*Warning: Game of Thrones spoilers ahead!*
In the most recent episode in the final season of Game of Thrones, all of our heroes got to kick back and celebrate their big victory after Arya Stark killed the Night King in Episode 3, "The Long Night."
Sansa and Clegane have a bit of a history from back in Season 2. While the young Stark was basically being held prisoner by the Lannisters in King's Landing, The Hound was her occasional jailer, rescuer, and, at one point, almost friend.
Clegane called Sansa "Little Bird" as a nod to her innocence, and even offered to sneak her out of King's Landing.
Sansa, however, refused this offer, which led her down a very unpleasant path. She was eventually smuggled out of King's Landing by Baelish, who was far more interested in his own well-being than Sansa's.
After a very unpleasant stay with her not-so-sane Aunt Arryn (who very nearly throws her off a cliff), Baelish marries her off to Ramsey Bolton, a psychopath and serial abuser.
Seeing how these experiences have changed Sansa, The Hound seems sad about how things turned out, saying:
"None of it would have happened if you had left King's Landing with me.
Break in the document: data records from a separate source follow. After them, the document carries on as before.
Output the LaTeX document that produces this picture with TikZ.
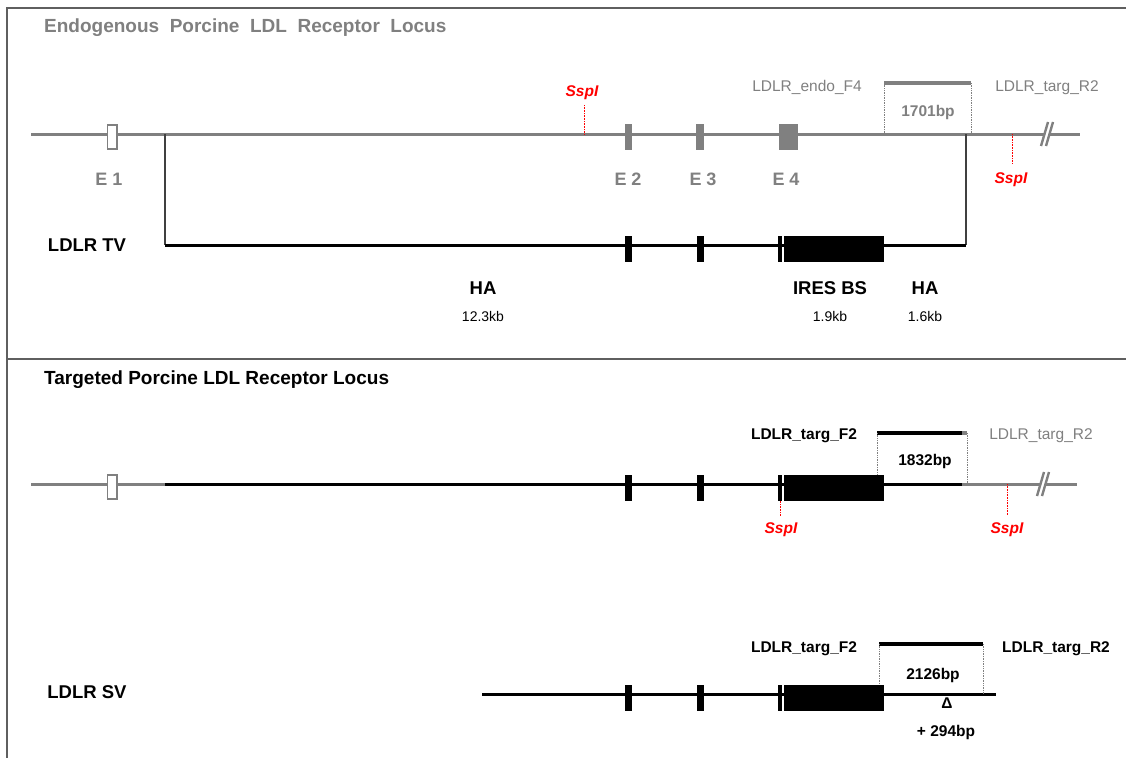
\documentclass[tikz,border=0pt]{standalone}
\usepackage{fontspec}
\setmainfont{Liberation Sans}
\usetikzlibrary{positioning,calc}
\definecolor{locgray}{RGB}{128,128,128}
\definecolor{frgray}{RGB}{95,95,95}
\definecolor{sspred}{RGB}{255,0,0}

\begin{document}
\begin{tikzpicture}[
      x=1pt, y=-1pt,
      every node/.style={inner sep=0pt, anchor=mid},
      frame/.style={frgray, line width=1.3pt},
      locus/.style={locgray, line width=3pt},
      tvline/.style={black, line width=3pt},
      conn/.style={black!75, line width=1.3pt},
      primer/.style={line width=4pt},
      dots/.style={locgray, densely dotted, line width=0.7pt},
      sspline/.style={sspred, densely dotted, line width=0.6pt},
      brk/.style={locgray, line width=2.4pt},
      exE1/.style={draw=locgray, fill=white, line width=1.5pt,
                   minimum width=9.5pt, minimum height=24pt},
      exG/.style={fill=locgray, minimum width=7.5pt, minimum height=26pt},
      exB/.style={fill=black, minimum width=7pt, minimum height=26pt},
      exthin/.style={fill=black, minimum width=3.5pt, minimum height=26pt},
      ires/.style={fill=black, minimum width=100.5pt, minimum height=26pt},
      txt/.style={yshift=-3pt},
      ttl/.style={txt, font=\fontsize{19}{22}\selectfont\bfseries, anchor=mid west},
      exlbl/.style={txt, font=\fontsize{18}{21}\selectfont\bfseries, text=locgray},
      big/.style={txt, font=\fontsize{18.5}{22}\selectfont\bfseries},
      kb/.style={txt, font=\fontsize{14}{16}\selectfont},
      prm/.style={txt, font=\fontsize{15.5}{18}\selectfont},
      bp/.style={txt, font=\fontsize{15.5}{18}\selectfont\bfseries},
      ssp/.style={txt, font=\fontsize{15.5}{18}\selectfont\bfseries\itshape, text=sspred}
    ]
    \useasboundingbox (0,0) rectangle (1126,758);

    % frame and divider
    \draw[frame] (1126,8) -- (7,8) -- (7,758);
    \draw[frame] (7,359) -- (1126,359);

    % ---------- endogenous locus ----------
    \node[ttl, text=locgray] (title1) at (44,27)
      {Endogenous\ \ Porcine\ \ LDL\ \ Receptor\ \ Locus};

    \coordinate (L1a) at (31,134);
    \coordinate (L1b) at (1080,134);
    \coordinate (ta)  at (165,245);
    \coordinate (tb)  at (966,245);
    \draw[locus] (L1a) -- (L1b);
    \draw[conn] (ta |- L1a) -- (ta);
    \draw[conn] (tb |- L1a) -- (tb);
    \draw[tvline] (ta) -- (tb);

    % exons
    \node[exE1] (e1) at (112,134.5) {};
    \node[exG] (e2) at (628.5,134.5) {};
    \node[exG] (e3) at (700,134.5) {};
    \node[exG, minimum width=19pt] (e4) at (788.5,134.5) {};
    \foreach \n/\x in {1/109, 2/628, 3/703, 4/786} {
      \node[exlbl] (e\n lbl) at (\x,180) {E \n};
    }

    % SspI sites
    \draw[sspline] (584,105) -- (584,134);
    \node[ssp] (ssp1) at (582,91) {SspI};
    \draw[sspline] (1012,134) -- (1012,163);
    \node[ssp] (ssp2) at (1011,178) {SspI};

    % PCR product
    \draw[primer, locgray] (884,83) coordinate (p1a) -- (971,83) coordinate (p1b);
    \draw[dots] (p1a) -- (p1a |- L1a);
    \draw[dots] (p1b) -- (p1b |- L1a);
    \node[prm, text=locgray] (f4) at (807,86) {LDLR\_endo\_F4};
    \node[prm, text=locgray] (r2a) at (1047,86) {LDLR\_targ\_R2};
    \node[bp, text=locgray] (bp1) at (928,111) {1701bp};

    % ---------- targeting vector ----------
    \node[big] (tvlbl) at (87,246) {LDLR TV};

    % ---------- targeted locus ----------
    \node[ttl] (title2) at (44,379) {Targeted Porcine LDL Receptor Locus};
    \coordinate (L2a) at (31,484);
    \coordinate (g2)  at (165,484);
    \coordinate (g3)  at (962,484);
    \coordinate (L2b) at (1077,484);
    \draw[locus] (L2a) -- (g2);
    \draw[locus] (g3) -- (L2b);
    \draw[tvline] (g2) -- (g3);
    \node[exE1] (t1) at (112,484.5) {};

    % ---------- splice variant ----------
    \node[big] (svlbl) at (87,693) {LDLR SV};
    \coordinate (L3a) at (482,694);
    \coordinate (L3b) at (996,694);
    \draw[tvline] (L3a) -- (L3b);

    % black exons and IRES BS cassette, one row per construct
    \foreach \row/\y in {tv/246, tg/485, sv/695} {
      \node[exB] (\row-e2) at (628.5,\y) {};
      \node[exB] (\row-e3) at (700,\y) {};
      \node[exthin] (\row-t) at (780,\y) {};
      \node[ires] (\row-i) at (834,\y) {};
    }

    % region labels
    \node[big] (ha1) at (483,289) {HA};
    \node[kb, below=13pt of ha1] (ha1kb) {12.3kb};
    \node[big] (ireslbl) at (830,289) {IRES BS};
    \node[kb, below=13pt of ireslbl] (ireskb) {1.9kb};
    \node[big] (ha2) at (925,289) {HA};
    \node[kb, below=13pt of ha2] (ha2kb) {1.6kb};

    % break marks
    \foreach \bx/\by in {1047/134, 1043/484} {
      \fill[white] (\bx-3.7,\by+4) -- (\bx+1.3,\by+4) -- (\bx+3.7,\by-4)
        -- (\bx-1.3,\by-4) -- cycle;
      \draw[brk] (\bx-6,\by+12) -- (\bx+1,\by-12);
      \draw[brk] (\bx-1,\by+12) -- (\bx+6,\by-12);
    }

    % SspI sites, targeted locus
    \draw[sspline] (tg-t.south) -- ++(0,15);
    \node[ssp] (ssp3) at (781,528) {SspI};
    \draw[sspline] (1007,484) -- (1007,515);
    \node[ssp] (ssp4) at (1007,528) {SspI};

    % PCR product, targeted locus
    \draw[primer] (877,433) coordinate (p2a) -- (962,433);
    \draw[primer, locgray] (962,433) -- (967,433) coordinate (p2b);
    \draw[dots] (p2a) -- (p2a |- tg-i.north);
    \draw[dots] (p2b) -- (p2b |- L2a);
    \node[bp] (f2a) at (804,434) {LDLR\_targ\_F2};
    \node[prm, text=locgray] (r2b) at (1041,434) {LDLR\_targ\_R2};
    \node[bp] (bp2) at (925,460) {1832bp};

    % PCR product, splice variant
    \draw[primer] (879,644) coordinate (p3a) -- (983,644) coordinate (p3b);
    \draw[dots] (p3a) -- (p3a |- sv-i.north);
    \draw[dots] (p3b) -- (p3b |- L3a);
    \node[bp] (f2b) at (804,647) {LDLR\_targ\_F2};
    \node[bp] (r2c) at (1056,647) {LDLR\_targ\_R2};
    \node[bp] (bp3) at (933,674) {2126bp};
    \node[bp] (del) at (947,703) {Δ};
    \node[bp] (ins) at (946,731) {+ 294bp};
  \end{tikzpicture}
\end{document}
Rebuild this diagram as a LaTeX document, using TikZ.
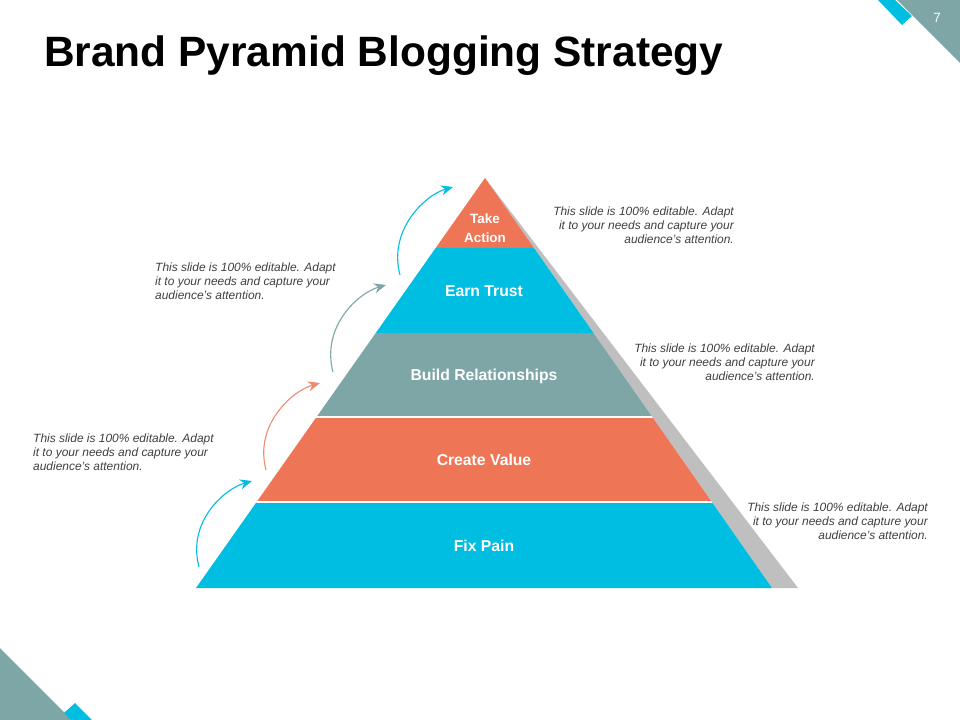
\documentclass[tikz,border=0pt]{standalone}
\usepackage{fontspec}
\setmainfont{Liberation Sans}
\usetikzlibrary{arrows.meta}
\definecolor{pblue}{RGB}{0,189,226}
\definecolor{porange}{RGB}{238,118,86}
\definecolor{pteal}{RGB}{127,166,167}
\definecolor{pshadow}{RGB}{191,191,191}
\definecolor{ptext}{RGB}{64,64,64}
\tikzset{
  note/.style={font=\fontsize{12}{14}\selectfont\itshape, text=ptext, inner sep=0pt},
  band/.style={font=\fontsize{15.8}{18}\selectfont\bfseries, text=white, inner sep=0pt},
  curvearrow/.style={line width=1.1bp, -{Stealth[length=12bp,width=10bp,inset=4bp]}},
}
\begin{document}
\begin{tikzpicture}[x=1bp,y=-1bp]
\useasboundingbox (0,0) rectangle (960,720);
\fill[white] (0,0) rectangle (960,720);
% corner decorations
\fill[pteal] (897,0) -- (960,0) -- (960,63) -- cycle;
\fill[pblue] (878,0) -- (895,0) -- (912,16) -- (902,25) -- cycle;
\node[font=\fontsize{13.5}{15}\selectfont, text=white, inner sep=0pt] (pagenum) at (937,18) {7};
\fill[pteal] (0,648) -- (0,720) -- (72,720) -- cycle;
\fill[pblue] (64,713) -- (75,703) -- (92,720) -- (71,720) -- cycle;
% title
\node[anchor=base west, inner sep=0pt, font=\fontsize{42.6}{50}\selectfont\bfseries] (title) at (44,67) {Brand Pyramid Blogging Strategy};
% pyramid
\coordinate (apex) at (485,178);
\coordinate (bl) at (196,588);
\coordinate (br) at (772,588);
\coordinate (sbr) at (798,588);
\fill[pshadow] (apex) -- (sbr) -- (br) -- cycle;
\begin{scope}
\clip (apex) -- (bl) -- (br) -- cycle;
\fill[porange] (150,170) rectangle (820,248);
\fill[pblue] (150,248) rectangle (820,333);
\fill[pteal] (150,333) rectangle (820,417);
\fill[porange] (150,417) rectangle (820,502);
\fill[pblue] (150,502) rectangle (820,590);
\draw[white, line width=1.2bp] (150,417) -- (820,417);
\draw[white, line width=1.2bp] (150,502) -- (820,502);
\end{scope}
% labels
\node[band, font=\fontsize{13.5}{19}\selectfont\bfseries, align=center] (take) at (485,228) {Take\\Action};
\node[band] (earn) at (484,291) {Earn Trust};
\node[band] (build) at (484,376) {Build Relationships};
\node[band] (create) at (484,460) {Create Value};
\node[band] (fix) at (484,546) {Fix Pain};
% arrows
\coordinate (a1s) at (199,567); \coordinate (a1e) at (252,481);
\coordinate (a2s) at (266,470); \coordinate (a2e) at (320,383);
\coordinate (a3s) at (333,372); \coordinate (a3e) at (386,285);
\coordinate (a4s) at (400,275); \coordinate (a4e) at (453,187);
\draw[curvearrow, pblue] (a1s) .. controls +(-12,-45) and +(-28,8) .. (a1e);
\draw[curvearrow, porange!85!white] (a2s) .. controls +(-12,-45) and +(-28,8) .. (a2e);
\draw[curvearrow, pteal] (a3s) .. controls +(-12,-45) and +(-28,8) .. (a3e);
\draw[curvearrow, pblue] (a4s) .. controls +(-12,-45) and +(-28,8) .. (a4e);
% notes
\node[note, anchor=east, align=right] (n1) at (734,225) {This slide is 100\% editable. Adapt\\it to your needs and capture your\\audience's attention.};
\node[note, anchor=west, align=left] (n2) at (155,281) {This slide is 100\% editable. Adapt\\it to your needs and capture your\\audience's attention.};
\node[note, anchor=east, align=right] (n3) at (815,362) {This slide is 100\% editable. Adapt\\it to your needs and capture your\\audience's attention.};
\node[note, anchor=west, align=left] (n4) at (33,452) {This slide is 100\% editable. Adapt\\it to your needs and capture your\\audience's attention.};
\node[note, anchor=east, align=right] (n5) at (928,521) {This slide is 100\% editable. Adapt\\it to your needs and capture your\\audience's attention.};
\end{tikzpicture}
\end{document}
No Littlefinger, no Ramsay, none of it."
Sansa responds in a way that irked many female viewers, especially those who have survived sexual assault:
"Without Littlefinger and Ramsey and the rest I would have stayed a Little Bird all my life."
With that line, Sansa seemed to be suggesting that she was almost grateful to her abusers for teaching her life's "important lessons."
Twitter immediately sounded off against the misguided writing, pointing out the only person Sansa should be grateful to is herself.
This small but hugely important distinction in how Sansa thinks of her abusers is a tell-tale sign of the misogyny Hollywood is still struggling to move past.
It's irresponsible writing. It's damaging writing. No character should ever have to claim to be grateful for sexual trauma.
Game of Thrones has employed a grand total of two women writers.
The last episode to feature a female writer, "Dark Wings Dark Words," premiered in 2013.
Since that time, every episode has been written exclusively by men, and all but two episodes were directed by men.
While the male writers and director of this scene may have had the best intentions, input from a strong female voice would have made all the difference.
And Sansa's gratitude wasn't the only feminist concern in the episode...
Some Twitter users gave a small defense of the show's choice, but even they had to admit Sansa's words hadn't been framed correctly.
With two episodes of Game of Thrones remaining, both of them written and directed by men, the show is unlikely to be moving towards a more thoughtful, nuanced view of feminism and abuse survivors... but we can always hope!